→ TASK INPUTS:
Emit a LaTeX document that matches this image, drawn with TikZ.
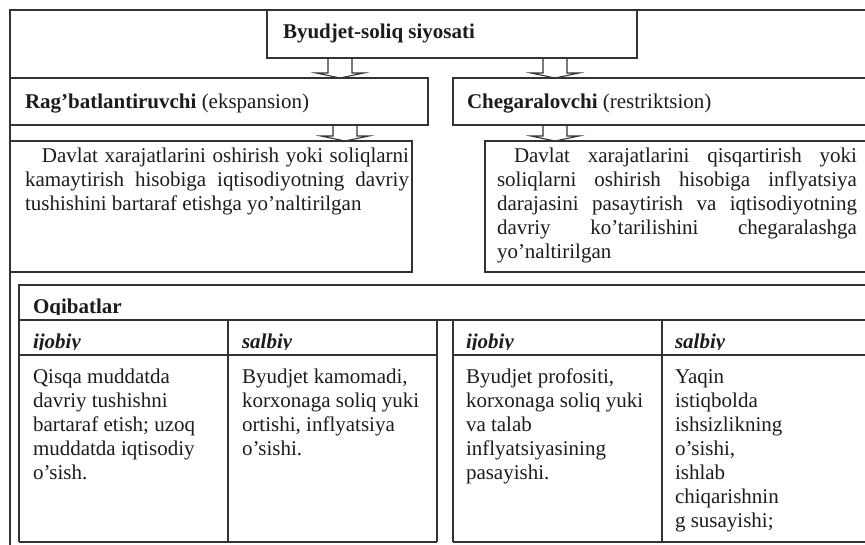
\documentclass[tikz,border=0pt]{standalone}
\usepackage{fontspec}
\setmainfont{Liberation Serif}
\usetikzlibrary{calc}

\definecolor{inkline}{HTML}{333333}
\definecolor{inktext}{HTML}{1E1B1C}

\tikzset{
  frame/.style={draw=inkline, line width=1.1pt},
  box/.style={frame, anchor=north west, inner sep=0pt, outer sep=0pt},
  lbl/.style={text=inktext, inner sep=0pt, outer sep=0pt, font=\fontsize{21}{24}\selectfont},
  head/.style={lbl, anchor=base west, font=\fontsize{21}{24}\selectfont\bfseries\itshape},
  cell/.style={lbl, anchor=north west, align=left},
  para/.style={lbl, anchor=north west, align=justify,
    execute at begin node={\hyphenpenalty=10000\exhyphenpenalty=10000\tolerance=10000}},
}

% hollow block arrow: #1 = start on the upper box, #2 = tip on the lower box
\newcommand{\hollowarrow}[2]{%
  \draw[frame] ($(#1)+(-12,0)$) -- ($(#2)+(-12,-5)$) -- ($(#2)+(-24,-5)$) -- (#2)
    -- ($(#2)+(24,-5)$) -- ($(#2)+(12,-5)$) -- ($(#1)+(12,0)$);}

\begin{document}
\begin{tikzpicture}[x=1pt, y=-1pt]

    \useasboundingbox (0,0) rectangle (865,544);
    \clip (0,0) rectangle (865,544);

    % outer frame
    \draw[frame] (10,10) rectangle (880,560);

    % boxes
    \node[box, minimum width=370, minimum height=48] (policy) at (267,10) {};
    \node[box, minimum width=418, minimum height=47] (expan) at (10,78) {};
    \node[box, minimum width=430, minimum height=47] (restr) at (453,78) {};
    \node[box, minimum width=402, minimum height=131] (expandesc) at (10,141) {};
    \node[box, minimum width=400, minimum height=131] (restrdesc) at (485,141) {};

    \node[lbl, anchor=base west] (policytxt) at (283,38) {\textbf{Byudjet-soliq siyosati}};
    \node[lbl, anchor=base west] (expantxt) at (25,108) {\textbf{Rag’batlantiruvchi} (ekspansion)};
    \node[lbl, anchor=base west] (restrtxt) at (467,108) {\textbf{Chegaralovchi} (restriktsion)};

    \node[para, text width=384] (expandesctxt) at (25,146) {\strut\hspace*{17pt}Davlat xarajatlarini oshirish yoki soliqlarni\linebreak
      kamaytirish hisobiga iqtisodiyotning davriy\linebreak
      tushishini bartaraf etishga yo’naltirilgan};
    \node[para, text width=360] (restrdesctxt) at (497,146) {\strut\hspace*{17pt}Davlat xarajatlarini qisqartirish yoki\linebreak
      soliqlarni oshirish hisobiga inflyatsiya\linebreak
      darajasini pasaytirish va iqtisodiyotning\linebreak
      davriy ko’tarilishini chegaralashga\linebreak
      yo’naltirilgan};

    % arrows
    \coordinate (colA) at (340,0);
    \coordinate (colB) at (555,0);
    \coordinate (colC) at (345,0);
    \hollowarrow{policy.south -| colA}{expan.north -| colA}
    \hollowarrow{policy.south -| colB}{restr.north -| colB}
    \hollowarrow{expan.south -| colC}{expandesc.north -| colC}
    \hollowarrow{restr.south -| colB}{restrdesc.north -| colB}

    % consequences table
    \draw[frame] (19,542) -- (19,285) -- (880,285);
    \draw[frame] (19,320) -- (880,320);
    \draw[frame] (19,355) -- (437,355);
    \draw[frame] (453,355) -- (880,355);
    \draw[frame] (19,542) -- (437,542);
    \draw[frame] (453,542) -- (880,542);
    \foreach \x in {228,437,453,662}
        \draw[frame] (\x,320) -- (\x,542);

    \begin{scope}
        \clip (19,285) rectangle (880,314.5);
        \node[head, font=\fontsize{21}{24}\selectfont\bfseries] (conseq) at (33,313) {Oqibatlar};
    \end{scope}
    \begin{scope}
        \clip (19,320) rectangle (880,349.5);
        \node[head] (posL) at (33,348) {ijobiy};
        \node[head] (negL) at (242,348) {salbiy};
        \node[head] (posR) at (466,348) {ijobiy};
        \node[head] (negR) at (675,348) {salbiy};
    \end{scope}

    \node[cell] (posLtxt) at (33,367) {\strut Qisqa muddatda\\ davriy tushishni\\ bartaraf etish; uzoq\\ muddatda iqtisodiy\\ o’sish.};
    \node[cell] (negLtxt) at (242,367) {\strut Byudjet kamomadi,\\ korxonaga soliq yuki\\ ortishi, inflyatsiya\\ o’sishi.};
    \node[cell] (posRtxt) at (466,367) {\strut Byudjet profositi,\\ korxonaga soliq yuki\\ va talab\\ inflyatsiyasining\\ pasayishi.};
    \node[cell] (negRtxt) at (675,367) {\strut Yaqin\\ istiqbolda\\ ishsizlikning\\ o’sishi,\\ ishlab\\ chiqarishnin\\ g susayishi;};

\end{tikzpicture}
\end{document}
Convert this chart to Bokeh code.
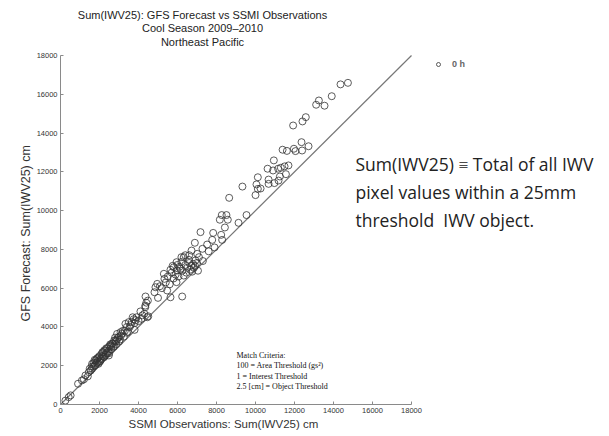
from bokeh.plotting import figure
from bokeh.models import Label, Range1d, Legend, LegendItem, FixedTicker, Title
from bokeh.embed import file_html
from bokeh.resources import INLINE

# SSMI observations (x) and GFS forecast (y), Sum(IWV25) cm, 0h
obs = [250, 420, 520, 900, 1100, 1200, 1280, 1400, 1450, 1550, 1620, 1620, 1700, 1750, 1800,
       1850, 1900, 1960, 2000, 2050, 2100, 2150, 2200, 2250, 2300, 2350, 2400, 2480, 2500, 2560,
       2600, 2650, 2700, 2750, 2820, 2850, 2900, 2950, 3000, 3080, 3100, 3200, 3250, 3330, 3400,
       3450, 3500, 3600, 3700, 3800, 3850, 4150, 4300, 4350, 4350, 4360, 4400, 4480, 4500, 4820,
       4870, 4960, 5000, 5100, 5300, 5330, 5470, 5640, 5640, 5810, 5950, 5950, 5980, 6100, 6240,
       6320, 6320, 6580, 6720, 6840, 6890, 6920, 7010, 7180, 7280, 7520, 7780, 7830, 8170, 8240,
       8270, 8290, 8430, 8510, 8580, 8650, 9130, 9330, 9540, 10000, 10050, 10120, 10120, 10260, 10620,
       10670, 10670, 10900, 10940, 10970, 11160, 11180, 11250, 11300, 11390, 11490, 11560, 11610, 11690, 11930,
       11970, 12050, 12360, 12390, 12410, 12580, 12720, 13110, 13250, 13540, 13910, 14360, 14740,
       5700, 5750, 5900, 6000, 6050, 6150, 6200, 6250, 6400, 6450, 6500, 6600, 6650, 6700, 6750,
       6800, 6900, 7000, 7050, 6200, 6400, 6600, 5800, 5500, 5400, 5200, 5600, 7100, 7300, 7600, 7900,
       1500, 1600, 1700, 1750, 1800, 1850, 1900, 1950, 2000, 2050, 2100, 2150, 2200, 2250, 2300,
       2350, 2400, 2450, 2500, 2550, 2600, 2700, 2750, 2800, 2850, 2900, 3000, 3050, 3150, 3300,
       3400, 3550, 3650, 3750, 3900, 4000, 4100, 4200, 3800, 4450]
fcst = [200, 380, 470, 1070, 1240, 1300, 1500, 1450, 1670, 1750, 1840, 2100, 1950, 2000, 2270,
        2150, 2400, 2440, 2200, 2350, 2600, 2500, 2700, 2450, 2780, 2900, 2650, 2530, 3000, 3040,
        2850, 3150, 2950, 3300, 3300, 3100, 3640, 3450, 3250, 3730, 3550, 3800, 3500, 4160, 4000,
        3750, 4250, 4100, 4500, 4200, 4350, 4420, 4680, 5020, 5100, 5570, 5250, 5360, 4550, 5790,
        6050, 6220, 5500, 6100, 6740, 6480, 5880, 5530, 6950, 7080, 7340, 6310, 6910, 7100, 5570,
        7600, 6650, 7460, 7940, 7050, 8340, 7430, 7770, 8890, 8030, 8250, 8490, 8850, 9530, 8750,
        9770, 8490, 9130, 9770, 9530, 10660, 9370, 11240, 9770, 10800, 11350, 11120, 11720, 11140, 12160,
        11600, 11380, 12070, 12590, 11420, 12160, 11550, 11760, 12210, 13140, 12280, 11880, 13080, 12330, 14390,
        13190, 13070, 13530, 13100, 14600, 14820, 13320, 15460, 15680, 15410, 15900, 16510, 16590,
        6800, 7150, 6700, 7200, 6600, 7000, 7350, 6900, 7200, 6800, 7050, 7300, 6950, 7150, 6850,
        7250, 7150, 7300, 6900, 7600, 7700, 7700, 6500, 6600, 6300, 6000, 6200, 7600, 7400, 7900, 8100,
        1850, 1950, 2150, 2300, 2050, 2350, 2200, 2100, 2500, 2250, 2350, 2700, 2450, 2800, 2550,
        2650, 2900, 2750, 2650, 3100, 3000, 3150, 3000, 3450, 3250, 3350, 3500, 3350, 3650, 3800,
        3700, 4000, 4250, 4400, 4500, 4300, 4800, 4600, 3850, 4500]

ticks = [0, 2000, 4000, 6000, 8000, 10000, 12000, 14000, 16000, 18000]

title_lines = ["Sum(IWV25): GFS Forecast vs SSMI Observations",
               "Cool Season 2009\u20132010",
               "Northeast Pacific"]
x_label = "SSMI Observations: Sum(IWV25) cm"
y_label = "GFS Forecast: Sum(IWV25) cm"
criteria_lines = ["Match Criteria:",
                  "100 = Area Threshold (gs\u00b2)",
                  "1 = Interest Threshold",
                  "2.5 [cm] = Object Threshold"]
note_lines = ["Sum(IWV25) \u2261 Total of all IWV",
              "pixel values within a 25mm",
              "threshold \u00a0IWV object."]

W, H = 609, 436
L, B = 60, 32          # frame left / bottom border
AX_RIGHT_PX, AX_TOP_PX = 411, 55
vmax = ticks[-1]
sx = vmax / (AX_RIGHT_PX - L)
sy = vmax / (H - B - AX_TOP_PX)

p = figure(width=W, height=H, output_backend="svg", toolbar_location=None,
           x_range=Range1d(0, (W - L) * sx), y_range=Range1d(0, (H - B) * sy),
           min_border_left=L, min_border_right=0, min_border_top=0, min_border_bottom=B)
p.outline_line_color = None
p.grid.visible = False
p.background_fill_color = "white"
p.border_fill_color = "white"

for ax in (p.xaxis, p.yaxis):
    ax.ticker = FixedTicker(ticks=ticks)
    ax.bounds = (ticks[0], ticks[-1])
    ax.axis_line_color = "#8a8a8a"
    ax.major_tick_line_color = "#8a8a8a"
    ax.major_tick_in = 3
    ax.major_tick_out = 0
    ax.minor_tick_line_color = None
    ax.major_label_text_font = "Liberation Sans"
    ax.major_label_text_font_size = "7.5px"
    ax.major_label_text_color = "#333333"
    ax.major_label_standoff = 3

# 1:1 reference line
p.line(x=[ticks[0], ticks[-1]], y=[ticks[0], ticks[-1]], line_color="#777777", line_width=1.2)

r = p.scatter(obs, fcst, marker="circle", size=7, fill_color=None,
              line_color="#333333", line_alpha=0.8, line_width=1)

legend = Legend(items=[LegendItem(label="0 h", renderers=[r])], location=(370, 333),
                border_line_alpha=0, background_fill_alpha=0,
                label_text_font="Liberation Sans", label_text_font_size="9px",
                label_text_font_style="bold", label_text_color="#666666",
                glyph_width=12, glyph_height=10, padding=2, spacing=0, label_standoff=8)
p.add_layout(legend)

def px2x(px):
    return (px - L) * sx

def py2y(py):
    return (H - B - py) * sy

for i, t in enumerate(title_lines):
    p.add_layout(Label(x=px2x(202), y=py2y(14 + 13.5 * i), text=t, text_align="center",
                       text_baseline="middle", text_font="Liberation Sans",
                       text_font_size="11px", text_color="#222222"))

p.add_layout(Title(text=x_label, align="left", offset=68, standoff=0,
                   text_font="Liberation Sans", text_font_size="11.5px",
                   text_font_style="normal", text_color="#333333"), "below")
p.add_layout(Title(text=y_label, align="left", offset=83, standoff=2,
                   text_font="Liberation Sans", text_font_size="12.5px",
                   text_font_style="normal", text_color="#333333"), "left")

for i, t in enumerate(criteria_lines):
    p.add_layout(Label(x=px2x(236), y=py2y(355 + 10.3 * i), text=t, text_align="left",
                       text_baseline="middle", text_font="Liberation Serif",
                       text_font_size="8px", text_color="#111111"))

for i, t in enumerate(note_lines):
    p.add_layout(Label(x=px2x(355), y=py2y(163 + 28 * i), text=t, text_align="left",
                       text_baseline="middle", text_font="Open Sans",
                       text_font_size="17.5px", text_color="#222222"))

open("out.html", "w").write(file_html(p, INLINE))
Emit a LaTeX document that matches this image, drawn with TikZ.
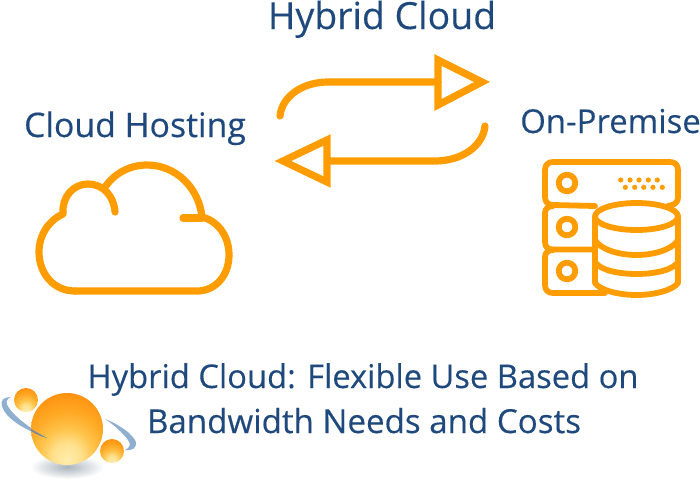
\documentclass[tikz,border=0pt]{standalone}
\usepackage{fontspec}
\setmainfont[FakeBold=0.25]{Open Sans}
\definecolor{tblue}{HTML}{1F497D}
\definecolor{iorange}{HTML}{FF9C00}
\definecolor{swooshc}{HTML}{8FAFD0}
\definecolor{shadowc}{HTML}{A9B4BC}
\pgfdeclareradialshading{ballshade}{\pgfpoint{0bp}{-22bp}}{
 rgb(0bp)=(1,0.93,0.68);
 rgb(10bp)=(1,0.88,0.55);
 rgb(18bp)=(1,0.77,0.30);
 rgb(28bp)=(1,0.66,0.14);
 rgb(40bp)=(1,0.56,0.05);
 rgb(52bp)=(1,0.50,0.00);
 rgb(100bp)=(1,0.50,0.00)}
\tikzset{
 x=1pt,y=-1pt,
 label text/.style={text=tblue,inner sep=0pt,font=\fontsize{32.7}{40}\selectfont,anchor=base},
 icon/.style={draw=iorange,line width=7.2pt,line cap=round,line join=round},
 iconthin/.style={draw=iorange,line width=5.8pt,line cap=round,line join=round},
 ball/.style={shading=ballshade,draw=none},
 swoosh/.style={fill=swooshc,draw=none},
}
\begin{document}
\begin{tikzpicture}
\useasboundingbox (0,0) rectangle (700,479);
% titles
\node[label text,font=\fontsize{37.4}{44}\selectfont] (hybrid) at (382,29) {Hybrid Cloud};
\node[label text,font=\fontsize{33.8}{40}\selectfont] (cloudh) at (135,137) {Cloud Hosting};
\node[label text,font=\fontsize{32.9}{40}\selectfont] (onprem) at (610.5,133) {On-Premise};
\node[label text] (cap1) at (363,388) {Hybrid Cloud: Flexible Use Based on};
\node[label text,font=\fontsize{33.1}{40}\selectfont] (cap2) at (364,433) {Bandwidth Needs and Costs};
% exchange arrows
\draw[icon] (280,116) .. controls (282,96) and (303,82) .. (328,82) -- (438,82);
\draw[icon,line cap=butt,miter limit=10,line join=miter] (438,60) -- (482,82) -- (438,105) -- cycle;
\draw[icon] (485,126) .. controls (483,146) and (462,161) .. (435,161) -- (328,161);
\draw[icon,line cap=butt,miter limit=10,line join=miter] (327,140) -- (283,161) -- (327,182) -- cycle;
% cloud
\draw[icon] (75,291) -- (197,291)
  .. controls (216,291) and (229,275) .. (229,255)
  .. controls (229,236) and (218,221) .. (202,217)
  .. controls (199,188) and (176,165) .. (147,165)
  .. controls (129,165) and (114,174) .. (105,187);
\draw[icon] (115,212) .. controls (114,196) and (103,184) .. (88,184)
  .. controls (73,184) and (62,197) .. (63,213);
\draw[icon] (63,214) .. controls (49,220) and (39,235) .. (39,252)
  .. controls (39,274) and (54,291) .. (75,291);
\draw[icon] (183,218) -- (202,218);
% server
\draw[iconthin] (595,206) -- (553,205) .. controls (548,205) and (545,202) .. (545,197)
  -- (545,170) .. controls (545,165) and (548,162) .. (553,162)
  -- (670,162) .. controls (675,162) and (678,165) .. (678,170)
  -- (678,197) .. controls (678,201) and (676,204) .. (672,205) -- (668,206);
\draw[iconthin] (553,206) .. controls (548,206) and (545,209) .. (545,213)
  -- (545,242) .. controls (545,247) and (548,249.5) .. (553,249.5) -- (595,249.5);
\draw[iconthin] (553,250) .. controls (548,250) and (545,253) .. (545,257)
  -- (545,285) .. controls (545,290) and (548,293) .. (553,293) -- (605,293);
\foreach \cy/\nm in {183/a,227/b,271/c}
  \draw[iconthin] (567,\cy) circle[radius=8.3];
\foreach \dx in {620.7,630,639,648.3,657.3}
  \fill[iorange] (\dx,180) circle[radius=2.6];
\foreach \dx in {625.3,634.7,643.7,653,662.3}
  \fill[iorange] (\dx,187.3) circle[radius=2.6];
% cylinder
\fill[white] (636.5,216.5) ellipse[x radius=41.5,y radius=13.5];
\draw[iconthin] (636.5,216.5) ellipse[x radius=41.5,y radius=13.5];
\draw[iconthin] (595,217) -- (595,283) .. controls (600,290) and (618,295) .. (636.5,295)
  .. controls (655,295) and (673,290) .. (678,283) -- (678,217);
\draw[iconthin] (595,240) .. controls (600,249) and (618,255) .. (636.5,255)
  .. controls (655,255) and (673,249) .. (678,240);
\draw[iconthin] (595,262) .. controls (600,270) and (618,274) .. (636.5,274)
  .. controls (655,274) and (673,270) .. (678,262);
% logo
\shade[inner color=shadowc,outer color=white] (67,467) ellipse[x radius=37,y radius=12];
\fill[swoosh] (47,438) .. controls (28,431) and (6,420) .. (2,406)
  .. controls (0,400) and (4,397) .. (11,397)
  .. controls (6,399) and (5,403) .. (9,408)
  .. controls (16,418) and (30,428) .. (47,438) -- cycle;
\fill[swoosh] (105,419) .. controls (118,424) and (132,433) .. (136,442)
  .. controls (137,448) and (132,451) .. (125,450)
  .. controls (130,448) and (131,444) .. (128,440)
  .. controls (122,432) and (114,425) .. (105,419) -- cycle;
\shade[ball] (67,429) circle[radius=36];
\fill[swooshc!80!black] (31,429) .. controls (36,432) and (42,435) .. (47,438)
  .. controls (42,437) and (36,434) .. (31,431) -- cycle;
\shade[ball] (26,400) circle[radius=12];
\shade[ball] (112,451) circle[radius=12];
\end{tikzpicture}
\end{document}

→ WHAT TO DO:
Take the records above from their first line through the line with "minimum width=400, minimum" and set those lines down word for word, minus the pictures.

→ SOLUTION TO THIS TASK:
Emit a LaTeX document that matches this image, drawn with TikZ.
\documentclass[tikz,border=0pt]{standalone}
\usepackage{fontspec}
\setmainfont{Liberation Serif}
\usetikzlibrary{calc}

\definecolor{inkline}{HTML}{333333}
\definecolor{inktext}{HTML}{1E1B1C}

\tikzset{
  frame/.style={draw=inkline, line width=1.1pt},
  box/.style={frame, anchor=north west, inner sep=0pt, outer sep=0pt},
  lbl/.style={text=inktext, inner sep=0pt, outer sep=0pt, font=\fontsize{21}{24}\selectfont},
  head/.style={lbl, anchor=base west, font=\fontsize{21}{24}\selectfont\bfseries\itshape},
  cell/.style={lbl, anchor=north west, align=left},
  para/.style={lbl, anchor=north west, align=justify,
    execute at begin node={\hyphenpenalty=10000\exhyphenpenalty=10000\tolerance=10000}},
}

% hollow block arrow: #1 = start on the upper box, #2 = tip on the lower box
\newcommand{\hollowarrow}[2]{%
  \draw[frame] ($(#1)+(-12,0)$) -- ($(#2)+(-12,-5)$) -- ($(#2)+(-24,-5)$) -- (#2)
    -- ($(#2)+(24,-5)$) -- ($(#2)+(12,-5)$) -- ($(#1)+(12,0)$);}

\begin{document}
\begin{tikzpicture}[x=1pt, y=-1pt]

    \useasboundingbox (0,0) rectangle (865,544);
    \clip (0,0) rectangle (865,544);

    % outer frame
    \draw[frame] (10,10) rectangle (880,560);

    % boxes
    \node[box, minimum width=370, minimum height=48] (policy) at (267,10) {};
    \node[box, minimum width=418, minimum height=47] (expan) at (10,78) {};
    \node[box, minimum width=430, minimum height=47] (restr) at (453,78) {};
    \node[box, minimum width=402, minimum height=131] (expandesc) at (10,141) {};
    \node[box, minimum width=400, minimum height=131] (restrdesc) at (485,141) {};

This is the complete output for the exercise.